● What you need to do: Give the data again exactly, from its opening line through the line in which "plt.rcParams['font.family'] = ['Liberation" appears.

━━━ Records supplied

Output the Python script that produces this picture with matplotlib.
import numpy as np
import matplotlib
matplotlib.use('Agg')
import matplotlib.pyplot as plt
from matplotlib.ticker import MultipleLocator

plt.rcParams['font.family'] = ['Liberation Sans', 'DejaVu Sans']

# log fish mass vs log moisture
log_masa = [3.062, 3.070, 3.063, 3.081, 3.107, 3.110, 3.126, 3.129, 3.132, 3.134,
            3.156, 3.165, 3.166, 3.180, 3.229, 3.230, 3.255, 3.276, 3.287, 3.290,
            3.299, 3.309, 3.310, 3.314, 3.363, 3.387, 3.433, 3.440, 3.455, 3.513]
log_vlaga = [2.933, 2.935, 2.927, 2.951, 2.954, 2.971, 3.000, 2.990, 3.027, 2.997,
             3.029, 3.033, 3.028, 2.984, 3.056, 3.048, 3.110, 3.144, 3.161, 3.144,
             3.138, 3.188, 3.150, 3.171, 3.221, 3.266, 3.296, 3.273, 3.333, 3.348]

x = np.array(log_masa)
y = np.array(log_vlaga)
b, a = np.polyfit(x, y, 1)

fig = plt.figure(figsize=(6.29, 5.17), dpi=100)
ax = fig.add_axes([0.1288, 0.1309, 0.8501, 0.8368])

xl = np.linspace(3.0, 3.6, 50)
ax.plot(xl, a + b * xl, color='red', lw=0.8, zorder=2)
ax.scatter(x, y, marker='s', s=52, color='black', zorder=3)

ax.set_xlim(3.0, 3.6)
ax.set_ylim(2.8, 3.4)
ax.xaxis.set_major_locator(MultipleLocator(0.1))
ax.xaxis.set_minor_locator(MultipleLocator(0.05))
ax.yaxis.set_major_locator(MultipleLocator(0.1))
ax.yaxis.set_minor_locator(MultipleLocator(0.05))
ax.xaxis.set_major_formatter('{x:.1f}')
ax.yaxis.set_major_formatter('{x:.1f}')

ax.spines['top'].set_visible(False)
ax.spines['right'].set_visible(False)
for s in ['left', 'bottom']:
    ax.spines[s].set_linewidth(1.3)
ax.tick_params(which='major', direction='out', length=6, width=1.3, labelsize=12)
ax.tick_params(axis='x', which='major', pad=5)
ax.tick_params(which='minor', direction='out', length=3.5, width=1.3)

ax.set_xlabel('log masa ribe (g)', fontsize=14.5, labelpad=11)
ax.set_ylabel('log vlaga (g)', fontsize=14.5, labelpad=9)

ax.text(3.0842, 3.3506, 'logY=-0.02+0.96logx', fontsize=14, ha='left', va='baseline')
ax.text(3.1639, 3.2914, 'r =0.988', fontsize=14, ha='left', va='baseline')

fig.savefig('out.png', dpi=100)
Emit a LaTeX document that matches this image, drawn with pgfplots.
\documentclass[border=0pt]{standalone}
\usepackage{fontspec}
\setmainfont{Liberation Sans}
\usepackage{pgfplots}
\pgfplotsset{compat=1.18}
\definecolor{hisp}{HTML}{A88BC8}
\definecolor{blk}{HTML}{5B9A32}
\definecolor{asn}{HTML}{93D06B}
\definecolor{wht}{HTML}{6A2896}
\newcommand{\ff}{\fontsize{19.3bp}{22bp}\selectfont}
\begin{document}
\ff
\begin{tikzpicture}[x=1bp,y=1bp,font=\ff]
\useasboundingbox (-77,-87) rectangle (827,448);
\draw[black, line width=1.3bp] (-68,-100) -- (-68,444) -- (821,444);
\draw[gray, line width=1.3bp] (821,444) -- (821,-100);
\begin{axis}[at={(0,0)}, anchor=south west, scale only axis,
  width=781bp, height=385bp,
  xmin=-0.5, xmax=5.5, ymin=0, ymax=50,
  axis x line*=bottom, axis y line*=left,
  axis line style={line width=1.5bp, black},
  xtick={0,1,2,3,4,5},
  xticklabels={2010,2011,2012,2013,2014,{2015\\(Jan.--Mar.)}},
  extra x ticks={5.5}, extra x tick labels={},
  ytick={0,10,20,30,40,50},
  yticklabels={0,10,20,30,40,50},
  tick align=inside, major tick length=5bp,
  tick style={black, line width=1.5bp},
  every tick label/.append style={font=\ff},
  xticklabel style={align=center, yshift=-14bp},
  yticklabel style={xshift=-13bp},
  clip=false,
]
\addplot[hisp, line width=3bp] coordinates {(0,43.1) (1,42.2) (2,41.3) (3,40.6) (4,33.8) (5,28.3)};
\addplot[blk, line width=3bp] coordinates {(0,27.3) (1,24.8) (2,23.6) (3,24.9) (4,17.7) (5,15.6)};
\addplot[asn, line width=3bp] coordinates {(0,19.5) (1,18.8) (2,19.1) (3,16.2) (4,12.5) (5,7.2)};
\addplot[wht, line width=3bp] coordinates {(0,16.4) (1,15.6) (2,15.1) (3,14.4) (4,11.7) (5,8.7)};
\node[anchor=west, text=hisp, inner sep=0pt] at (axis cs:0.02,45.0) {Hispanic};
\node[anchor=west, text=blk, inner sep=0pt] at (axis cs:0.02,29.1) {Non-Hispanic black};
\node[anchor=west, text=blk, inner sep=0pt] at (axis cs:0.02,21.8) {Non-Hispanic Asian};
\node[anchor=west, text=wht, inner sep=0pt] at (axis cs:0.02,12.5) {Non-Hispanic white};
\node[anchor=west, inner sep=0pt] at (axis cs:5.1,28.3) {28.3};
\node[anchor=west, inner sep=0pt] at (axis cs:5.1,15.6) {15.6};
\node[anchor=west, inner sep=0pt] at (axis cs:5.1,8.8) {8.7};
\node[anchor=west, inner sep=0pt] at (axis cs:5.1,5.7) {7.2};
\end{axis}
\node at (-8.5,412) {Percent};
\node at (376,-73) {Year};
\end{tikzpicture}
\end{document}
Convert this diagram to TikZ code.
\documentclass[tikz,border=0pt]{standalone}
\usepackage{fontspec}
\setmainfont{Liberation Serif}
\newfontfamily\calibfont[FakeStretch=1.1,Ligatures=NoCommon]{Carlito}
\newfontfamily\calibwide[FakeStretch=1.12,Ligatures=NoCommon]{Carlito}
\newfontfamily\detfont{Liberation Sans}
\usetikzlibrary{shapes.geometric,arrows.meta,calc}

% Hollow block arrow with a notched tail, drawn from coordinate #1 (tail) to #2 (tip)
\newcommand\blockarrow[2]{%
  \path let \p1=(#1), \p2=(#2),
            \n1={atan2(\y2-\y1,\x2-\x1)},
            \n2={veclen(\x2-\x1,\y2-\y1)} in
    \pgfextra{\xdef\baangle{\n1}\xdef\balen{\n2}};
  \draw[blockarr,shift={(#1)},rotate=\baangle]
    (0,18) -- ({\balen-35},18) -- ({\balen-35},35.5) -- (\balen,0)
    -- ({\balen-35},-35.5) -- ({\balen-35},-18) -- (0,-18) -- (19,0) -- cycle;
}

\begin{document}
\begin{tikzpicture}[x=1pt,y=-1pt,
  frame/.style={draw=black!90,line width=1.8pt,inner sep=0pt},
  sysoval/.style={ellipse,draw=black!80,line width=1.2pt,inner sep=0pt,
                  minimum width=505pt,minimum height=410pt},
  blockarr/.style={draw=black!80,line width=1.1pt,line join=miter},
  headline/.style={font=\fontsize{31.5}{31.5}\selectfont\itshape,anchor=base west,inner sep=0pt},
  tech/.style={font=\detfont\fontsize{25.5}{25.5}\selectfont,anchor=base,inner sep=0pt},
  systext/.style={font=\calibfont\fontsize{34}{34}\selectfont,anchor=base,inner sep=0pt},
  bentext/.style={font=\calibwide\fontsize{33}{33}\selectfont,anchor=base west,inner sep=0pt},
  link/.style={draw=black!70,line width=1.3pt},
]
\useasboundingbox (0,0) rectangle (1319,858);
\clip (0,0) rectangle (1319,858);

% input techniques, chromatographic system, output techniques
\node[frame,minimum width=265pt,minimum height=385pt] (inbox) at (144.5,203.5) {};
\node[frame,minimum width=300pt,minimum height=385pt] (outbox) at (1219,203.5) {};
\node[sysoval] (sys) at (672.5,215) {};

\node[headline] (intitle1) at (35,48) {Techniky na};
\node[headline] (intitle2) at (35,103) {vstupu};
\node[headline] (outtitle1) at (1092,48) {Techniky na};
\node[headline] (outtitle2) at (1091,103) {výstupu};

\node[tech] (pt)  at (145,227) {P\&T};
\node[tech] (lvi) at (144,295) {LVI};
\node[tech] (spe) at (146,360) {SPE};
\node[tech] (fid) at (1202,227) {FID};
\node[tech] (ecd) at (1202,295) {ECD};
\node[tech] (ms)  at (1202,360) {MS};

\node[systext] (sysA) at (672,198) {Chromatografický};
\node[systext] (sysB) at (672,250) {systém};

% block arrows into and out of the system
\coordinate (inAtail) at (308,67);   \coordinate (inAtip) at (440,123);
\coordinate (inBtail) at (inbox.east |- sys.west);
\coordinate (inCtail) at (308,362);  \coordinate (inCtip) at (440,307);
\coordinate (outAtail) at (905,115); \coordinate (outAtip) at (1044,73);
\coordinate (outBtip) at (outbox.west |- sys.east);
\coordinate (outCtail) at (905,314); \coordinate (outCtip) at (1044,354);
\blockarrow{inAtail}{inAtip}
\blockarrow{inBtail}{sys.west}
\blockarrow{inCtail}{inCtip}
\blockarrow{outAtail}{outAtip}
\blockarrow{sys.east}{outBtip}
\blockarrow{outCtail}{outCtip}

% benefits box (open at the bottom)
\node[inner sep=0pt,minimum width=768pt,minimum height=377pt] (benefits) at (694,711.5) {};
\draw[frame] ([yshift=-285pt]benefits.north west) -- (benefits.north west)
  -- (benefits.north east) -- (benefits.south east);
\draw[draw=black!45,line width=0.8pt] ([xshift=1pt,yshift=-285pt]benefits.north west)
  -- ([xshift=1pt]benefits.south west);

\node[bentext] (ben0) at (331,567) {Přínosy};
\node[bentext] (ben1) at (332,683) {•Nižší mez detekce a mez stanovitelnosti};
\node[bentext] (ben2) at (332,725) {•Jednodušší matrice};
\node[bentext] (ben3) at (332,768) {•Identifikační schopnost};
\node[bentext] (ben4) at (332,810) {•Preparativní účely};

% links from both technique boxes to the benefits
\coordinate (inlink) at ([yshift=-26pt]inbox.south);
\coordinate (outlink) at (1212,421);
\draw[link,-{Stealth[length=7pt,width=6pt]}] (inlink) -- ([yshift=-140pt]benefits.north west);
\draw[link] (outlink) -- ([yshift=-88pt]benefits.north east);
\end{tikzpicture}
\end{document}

━━━━━━

● Output for this exercise:
Output the Python script that produces this picture with matplotlib.
import numpy as np
import matplotlib
matplotlib.use('Agg')
import matplotlib.pyplot as plt
from matplotlib.ticker import MultipleLocator

plt.rcParams['font.family'] = ['Liberation Sans', 'DejaVu Sans']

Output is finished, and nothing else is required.